How to Make Customer Experience a CEO Priority
Where in the organization does emphasis on the quality of the customer experience originate? It depends on who you ask. CIO Magazine asked Mark Hurd, the CEO of Oracle, and he put the onus on CEOs to make it happen (http://www.cio-today.com/article/index.php?story_id=13000BLAHN62).
CEOs already have plenty to do, but Oracle chief Mark Hurd is suggesting they take on one more task -- becoming customer experience evangelists.
It’s great for CEOs to speak out about making customers happy, but can they really have any direct impact? Hurd rightly points out that they can remove the obstacles to making customer experience a priority. They can get the technology in place, they can align the organizational structure, and they can make sure customer experience gets an aggressive budget. I agree with that.

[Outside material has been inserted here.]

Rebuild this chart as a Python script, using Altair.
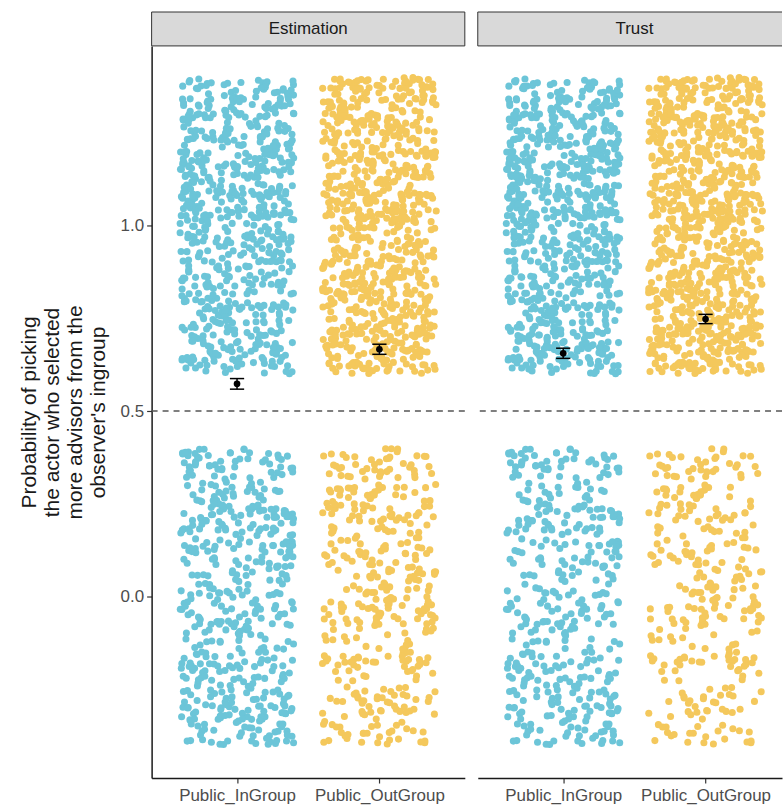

Those are meaningful actions that only the CEO is sure to accomplish.
On the other hand, every employee should be making the customer experience a central focus, because it’s all about the brand, and every employee’s actions define the brand.
"In a company of 1,000 people, there should be 1,000 customer experience evangelists.”
That’s how Lisa Arthur, CMO of Teradata Corporation, prefers to look at it, and her view is hard to argue with. It’s all about customer engagement, which is a task that people perform, sometimes with the help of technology. This can be accomplished in person or through social media.
It’s important to note that engaging customers proactively is “moving from nice to necessary in many industries,” according to Dan Farkas, instructor of Strategic Communication at Ohio University. How is your industry changing with the trend towardf online customer engagement?
I’m a believer that CEOs should evangelize for the vision that every employee’s job is to help deliver the ideal customer experience. If the CEO not only talks about it, but lives it, then the culture will change. And the results will be measured—by asking customers and tracking their responses over time.